Чем заканчивается пьеса - понять несложно.
А в предисловии к ней Козаков пишет: "Когда сочинялась пьеса «Черкасский и другие», а было это в 2000 году, задолго до трагедии в Беслане, автор, по глупости своей, до конца не понимал, к чему может привести чеченская война. Казалось, что возможна и правомочна, по крайней мере для одного из героев пьесы – генерала Андрея Черкасского, позиция честного государственника. Ведь декабрист Пестель, а отчасти и А. С. Пушкин, сознавали неизбежность Кавказской войны, во имя неделимой и великой империи – России", - но дальше про то, что Лермонтов и Толстой понимали куда больше, и - цитата из "Хаджи-Мурата":
«Вернувшись в свой аул, Садо нашел свою саклю разрушенной; крыша была провалена, и дверь и столбы галерейки были сожжены и внутренность огажена. Сын же его, тот красивый с блестящими глазами мальчик… был привезен мертвым к мечети… Он был проткнут штыком в спину. Женщина… в разорванной на груди рубахе, открывавшей ее старые, обвисшие груди, с распущенными волосами, стояла над сыном, царапая себе в кровь лицо, и не переставая выла. Вой женщин слышался во всех домах и на площадях…

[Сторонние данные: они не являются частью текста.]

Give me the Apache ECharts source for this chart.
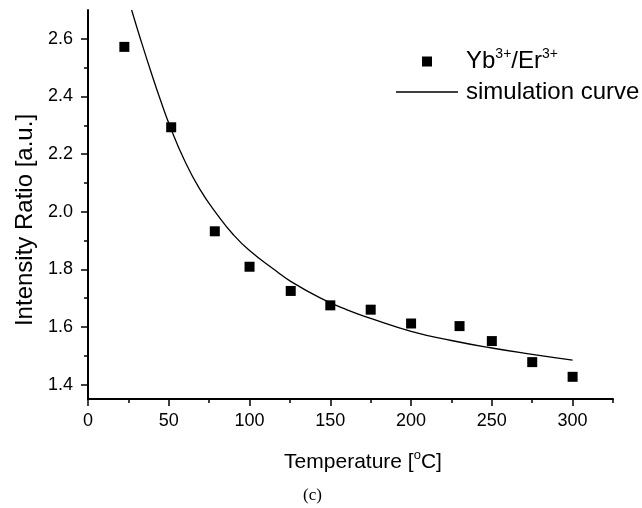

Фонтан был загажен, очевидно нарочно, так что воды нельзя было брать из него. Так же была загажена и мечеть. О ненависти к русским никто и не говорил. Чувство, которое испытывали все чеченцы от мала до велика, было сильнее ненависти. Это была не ненависть, а непризнание этих русских собак людьми, и такое отвращение, гадливость и недоумение перед нелепой жестокостью этих существ, что желание истребления их, как желание истребления крыс или ядовитых пауков, было таким же естественным чувством, как чувство самосохранения».
Лев Николаевич Толстой все понимал про войну.
...Вот это, знаете, сегодня - как ощутить руку друга, взгляд друга, мысль и душу друга. Пусть мы с Козаковым виделись два раза, и он давно умер. Именно в эти дни - именно так.
И сам собой возникает вопрос, пока что риторический, но только пока:
- сколько будет таких, кто потом, эн лет спустя, напишет: "В 2022 году автор, по глупости своей, до конца не понимал, что такое украинская война".